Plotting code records
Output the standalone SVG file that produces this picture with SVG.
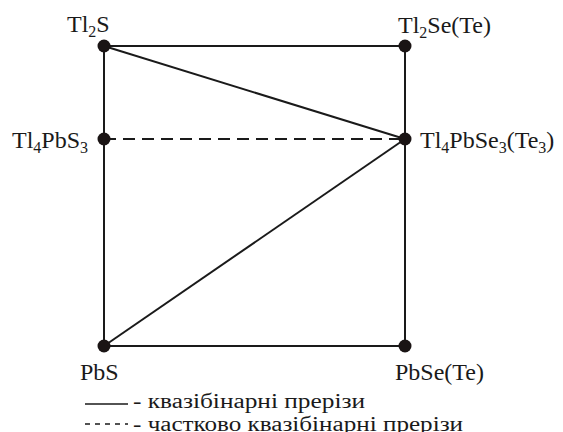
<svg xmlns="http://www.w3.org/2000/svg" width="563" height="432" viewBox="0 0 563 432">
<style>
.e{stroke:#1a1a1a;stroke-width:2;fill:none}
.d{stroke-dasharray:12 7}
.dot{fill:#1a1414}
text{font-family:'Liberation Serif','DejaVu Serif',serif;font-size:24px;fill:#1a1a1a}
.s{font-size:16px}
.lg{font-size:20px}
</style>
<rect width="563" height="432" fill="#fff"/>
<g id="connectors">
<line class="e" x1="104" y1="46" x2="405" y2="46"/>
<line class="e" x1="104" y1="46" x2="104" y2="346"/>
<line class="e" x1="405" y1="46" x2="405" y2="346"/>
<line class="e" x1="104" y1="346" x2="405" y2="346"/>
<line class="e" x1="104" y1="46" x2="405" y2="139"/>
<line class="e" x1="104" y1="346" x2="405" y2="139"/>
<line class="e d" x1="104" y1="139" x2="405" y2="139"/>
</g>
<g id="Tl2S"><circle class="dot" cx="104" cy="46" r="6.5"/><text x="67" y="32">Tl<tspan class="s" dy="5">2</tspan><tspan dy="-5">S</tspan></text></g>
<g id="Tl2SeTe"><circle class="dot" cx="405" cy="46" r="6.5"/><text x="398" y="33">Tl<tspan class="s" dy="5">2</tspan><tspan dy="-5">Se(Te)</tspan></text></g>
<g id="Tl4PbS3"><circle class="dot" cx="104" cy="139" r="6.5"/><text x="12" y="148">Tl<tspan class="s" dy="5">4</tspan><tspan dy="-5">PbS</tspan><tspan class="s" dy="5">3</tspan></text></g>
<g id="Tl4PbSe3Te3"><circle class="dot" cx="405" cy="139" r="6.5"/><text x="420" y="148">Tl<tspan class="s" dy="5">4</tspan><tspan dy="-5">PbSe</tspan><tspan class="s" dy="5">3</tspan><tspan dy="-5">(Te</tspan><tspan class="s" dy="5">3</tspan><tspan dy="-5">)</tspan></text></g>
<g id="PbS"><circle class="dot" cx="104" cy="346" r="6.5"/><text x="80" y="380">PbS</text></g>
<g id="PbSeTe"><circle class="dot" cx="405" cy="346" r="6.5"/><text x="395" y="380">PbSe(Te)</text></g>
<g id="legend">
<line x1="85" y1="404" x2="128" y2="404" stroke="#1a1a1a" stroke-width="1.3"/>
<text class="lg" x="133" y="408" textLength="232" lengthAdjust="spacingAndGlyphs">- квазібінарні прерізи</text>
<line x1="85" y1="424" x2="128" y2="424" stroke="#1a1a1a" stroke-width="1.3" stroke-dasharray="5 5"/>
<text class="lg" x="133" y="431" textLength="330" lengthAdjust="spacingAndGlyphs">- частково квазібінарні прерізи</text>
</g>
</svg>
---
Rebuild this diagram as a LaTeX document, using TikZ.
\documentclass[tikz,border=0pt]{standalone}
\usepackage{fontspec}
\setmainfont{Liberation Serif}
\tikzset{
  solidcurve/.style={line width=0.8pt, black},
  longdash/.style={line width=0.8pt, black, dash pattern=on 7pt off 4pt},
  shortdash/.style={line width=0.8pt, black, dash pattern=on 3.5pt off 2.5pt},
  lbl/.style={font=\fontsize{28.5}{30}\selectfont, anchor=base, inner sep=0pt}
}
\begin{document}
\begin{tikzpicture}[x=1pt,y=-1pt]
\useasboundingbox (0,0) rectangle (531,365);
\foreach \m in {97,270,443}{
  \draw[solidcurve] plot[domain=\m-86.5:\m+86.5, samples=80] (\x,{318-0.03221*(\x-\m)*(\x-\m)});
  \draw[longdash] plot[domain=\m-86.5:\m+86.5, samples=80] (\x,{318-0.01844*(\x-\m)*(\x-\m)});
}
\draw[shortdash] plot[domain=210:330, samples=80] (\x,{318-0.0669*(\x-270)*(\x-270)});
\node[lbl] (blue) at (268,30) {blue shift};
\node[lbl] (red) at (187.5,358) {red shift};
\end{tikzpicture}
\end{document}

TASK PROMPT
Say how many lines of the data hold the string "this". Reply with the number alone.

TASK RESPONSE
2